Advocate General queries scope for justifying differential treatment of part-time judges
17 November 2011
Advocate General Kokott has handed down her decision today in O’Brien v Ministry of Justice.
Mr O’Brien is a barrister and Queen’s Counsel. He was appointed as a recorder in 1978 and sat until 31 March 2005 and was represented by Cloisters' barristers Robin Allen QC and Rachel Crasnow.
He then claimed a pension equivalent to that of a full-time judge who essentially performed the same work. He was refused this by the United Kingdom Ministry of Justice. Mr O’Brien challenged the refusal of the pension, relying upon the Part-Time Worker’s Directive (PTWD) and claiming that the exclusory provision Regulation 17 in the Part-Time Workers Regulations (PTWR) was contrary to EU law.
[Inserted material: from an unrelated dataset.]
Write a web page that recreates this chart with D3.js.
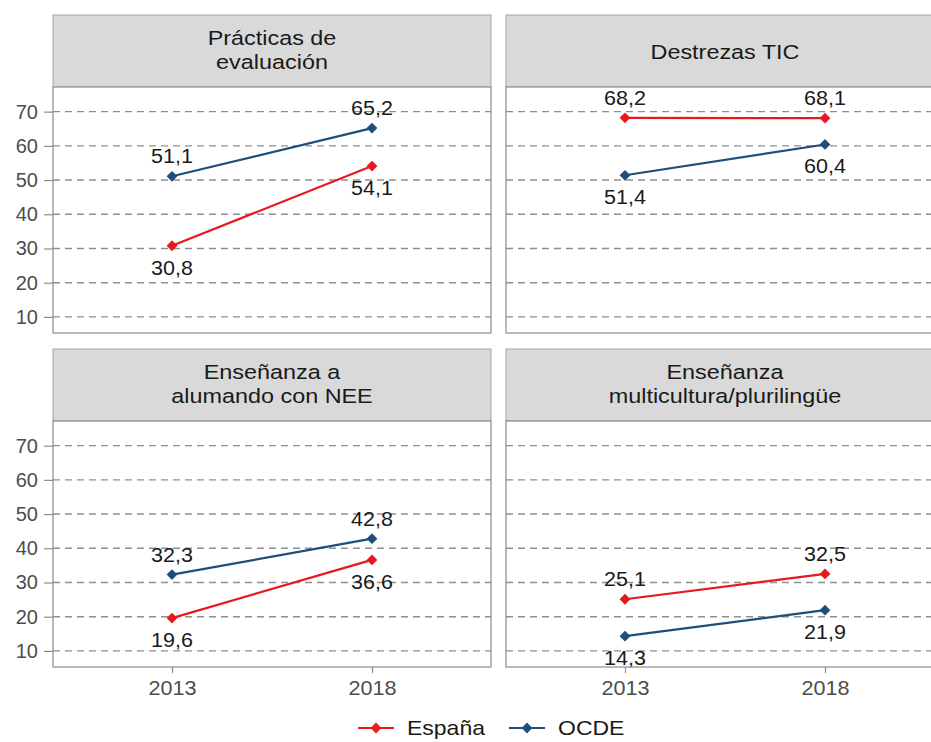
<!DOCTYPE html>
<html>
<head>
<meta charset="utf-8">
<script src="https://cdn.jsdelivr.net/npm/d3@7/dist/d3.min.js"></script>
<style>
  html, body { margin: 0; padding: 0; background: #ffffff; }
  svg { display: block; font-family: "Liberation Sans", Arial, Helvetica, sans-serif; }
</style>
</head>
<body>
<svg id="chart" width="931" height="742"></svg>
<script>
// ---- Data ----
const categories = [
  ["Prácticas de", "evaluación"],
  ["Destrezas TIC"],
  ["Enseñanza a", "alumando con NEE"],
  ["Enseñanza", "multicultura/plurilingüe"]
];
const years = [2013, 2018];
const seriesNames = ["España", "OCDE"];
const espana = [[30.8, 54.1], [68.2, 68.1], [19.6, 36.6], [25.1, 32.5]];
const ocde   = [[51.1, 65.2], [51.4, 60.4], [32.3, 42.8], [14.3, 21.9]];
const yTicks = [10, 20, 30, 40, 50, 60, 70];
const seriesColors = ["#e8181f", "#1f4e79"];

// ---- Layout ----
const svg = d3.select("#chart");
const panelW = 438, panelH = 246, stripH = 72;
const colX = [53, 506];
const rowTop = [15, 349];
const font = "'Liberation Sans', Arial, Helvetica, sans-serif";

const x = d3.scaleLinear().domain([2010.025, 2020.975]).range([0, panelW]);
const y = d3.scaleLinear().domain([5.3, 77.2]).range([panelH, 0]);

function sText(g, tx, ty, str, size, sx, color, anchor) {
  return g.append("text")
    .attr("transform", `translate(${tx},${ty}) scale(${sx},1)`)
    .attr("text-anchor", anchor || "middle")
    .attr("font-size", size)
    .attr("fill", color)
    .text(str);
}

const diamond = d3.symbol().type(d3.symbolSquare).size(58);

categories.forEach((cat, i) => {
  const col = i % 2, row = Math.floor(i / 2);
  const gx = colX[col], gy = rowTop[row];
  const g = svg.append("g").attr("transform", `translate(${gx},${gy})`);

  // strip
  g.append("rect").attr("x", 0).attr("y", 0).attr("width", panelW).attr("height", stripH)
    .attr("fill", "#d9d9d9").attr("stroke", "#a6a6a6").attr("stroke-width", 1);
  if (cat.length === 2) {
    sText(g, panelW / 2, 30, cat[0], 19.5, 1.2, "#1a1a1a");
    sText(g, panelW / 2, 54, cat[1], 19.5, 1.2, "#1a1a1a");
  } else {
    sText(g, panelW / 2, 44, cat[0], 19.5, 1.2, "#1a1a1a");
  }

  const p = g.append("g").attr("transform", `translate(0,${stripH})`);
  p.append("rect").attr("width", panelW).attr("height", panelH).attr("fill", "#fff");

  // grid
  p.selectAll("line.grid").data(yTicks).join("line")
    .attr("class", "grid")
    .attr("x1", 0).attr("x2", panelW)
    .attr("y1", d => y(d)).attr("y2", d => y(d))
    .attr("stroke", "#8f8f8f").attr("stroke-width", 1.4)
    .attr("stroke-dasharray", "7,5");

  // y axis on left column
  if (col === 0) {
    const ya = p.append("g").call(d3.axisLeft(y).tickValues(yTicks).tickSize(9).tickPadding(6));
    ya.select(".domain").remove();
    ya.selectAll(".tick line").attr("stroke", "#8c8c8c").attr("stroke-width", 1.2);
    ya.selectAll(".tick text").attr("font-size", 20).attr("fill", "#4d4d4d").attr("font-family", font);
  }
  // x axis on bottom row
  if (row === 1) {
    const xa = p.append("g").attr("transform", `translate(0,${panelH})`)
      .call(d3.axisBottom(x).tickValues(years).tickFormat(d3.format("d")).tickSize(6).tickPadding(8));
    xa.select(".domain").remove();
    xa.selectAll(".tick line").attr("stroke", "#8c8c8c").attr("stroke-width", 1.2);
    xa.selectAll(".tick text").attr("font-size", 20).attr("fill", "#4d4d4d").attr("font-family", font)
      .attr("transform", "scale(1.08,1)");
  }

  const sData = [espana[i], ocde[i]];
  const line = d3.line().x((d, k) => x(years[k])).y(d => y(d));
  sData.forEach((vals, s) => {
    p.append("path").datum(vals).attr("d", line)
      .attr("fill", "none").attr("stroke", seriesColors[s]).attr("stroke-width", 2.2);
    vals.forEach((v, k) => {
      p.append("path").attr("d", diamond)
        .attr("transform", `translate(${x(years[k])},${y(v)}) rotate(45)`)
        .attr("fill", seriesColors[s]);
    });
  });
  // labels: higher value above, lower below
  sData.forEach((vals, s) => {
    vals.forEach((v, k) => {
      const other = sData[1 - s][k];
      const above = v >= other;
      const ty = above ? y(v) - 13 : y(v) + 29;
      sText(p, x(years[k]), ty, d3.format(".1f")(v).replace(".", ","), 20.5, 1.05, "#1a1a1a");
    });
  });

  // panel border
  p.append("rect").attr("width", panelW).attr("height", panelH)
    .attr("fill", "none").attr("stroke", "#8c8c8c").attr("stroke-width", 1.2);
});

// ---- Legend ----
const legendItems = [
  { name: seriesNames[0], color: seriesColors[0], x0: 358 },
  { name: seriesNames[1], color: seriesColors[1], x0: 509 }
];
const ly = 728;
const lg = svg.append("g");
legendItems.forEach(it => {
  lg.append("line").attr("x1", it.x0).attr("x2", it.x0 + 36).attr("y1", ly).attr("y2", ly)
    .attr("stroke", it.color).attr("stroke-width", 2.2);
  lg.append("path").attr("d", diamond)
    .attr("transform", `translate(${it.x0 + 18},${ly}) rotate(45)`).attr("fill", it.color);
  sText(lg, it.x0 + 49, ly + 7, it.name, 20, 1.15, "#1a1a1a", "start");
});
</script>
</body>
</html>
In July 2010, the Supreme Court stayed its proceedings and referred the following questions to the Court of Justice for a preliminary ruling:
‘(1) Is it for national law to determine whether or not judges as a whole are workers who have an employment contract or employment relationship within the meaning of clause 2.1 of the Framework Agreement, or is there a Community norm by which this matter must be determined?
(2) If judges as a whole are workers who have an employment contract or employment relationship within the meaning of clause 2.1 of the Framework Agreement, is it permissible for national law to discriminate (a) between full-time and part-time judges, or (b) between different kinds of part-time judges in the provision of pensions?’
Following a hearing before the Court of Justice of the European Union (CJEU )in September 2011, on 17 November Advocate General Kokott delivered her Opinion, clearly preferring Mr O’Brien’s arguments to those of the UK Government.
She noted that Member States must guarantee the result imposed by EU law and that EU instruments need to be effective. This principle applied to the PTWD.
As to when a Member State may exceed the bounds of the discretion accorded to it in defining the term ‘worker’ and remove a professional category from the protection offered – the question here was whether the nature of a judge’s employment relationship is substantially different from that between employees falling, according to national law, within the category of ‘workers’ and their employers.
The AG said she could identify for the national court criteria which are to be taken into consideration in this task. Firstly purely formal grounds such as a mere label cannot justify the exclusion of a category of persons from the PTWD’s protection.
So the MOJ couldn’t rely upon the classification of “office-holders” nor upon the issue of the number of persons affected to determine the status as a worker or otherwise, since such criteria would have no connection with the nature of the employment relationship.
The AG considered the contrast between a worker and a self-employed person. It noted that judicial independence in terms of the essence of an activity is not an appropriate criterion for justifying the exclusion of a professional category from the scope of the PTWD.
The AG noted that judges appear to enjoy social rights generally associated with workers and that the way they are treated in this respect is an indication that the nature of their office is not substantially different from what is regarded as an employment relationship according to national law.
The AG also said it was not permissible for national measures to discriminate between full-time and part-time judges, or between different kinds of part-time judges, in the provision of pensions.
The UK Government’s argument that a difference in treatment between recorders and full-time judges can be explained by the fact that fee-paid judges are able to continue their other careers in the legal profession or in academia, whilst salaried part-time judges are not able to do this, was not accepted in itself as a sufficient justification, but the AG said rightly that it will be for the referring court (the Supreme Court) to examine the question of the possible justification of a difference in treatment between part-time and full-time judges (along with the issue of discrimination between different kinds of part-time employment).
However the AG did say that she doubted the rightness of the UK’s argument that the differential treatment of part-timers among themselves was not contrary to EU law.
Before the domestic court considers if the PTWD precludes a Regulation 17 of the PTWR which discriminates between full-time and part-time judges and among part-time judges in the provision of pensions, and considers whether the treatment accorded to Mr O’Brien was objectively justified, we must await the Court’s judgment. This is expected in several months. However the sense of this Opinion is that Mr. O’Brien’s arguments may well be successful. How the MOJ seek to justify their treatment of him remains to be seen.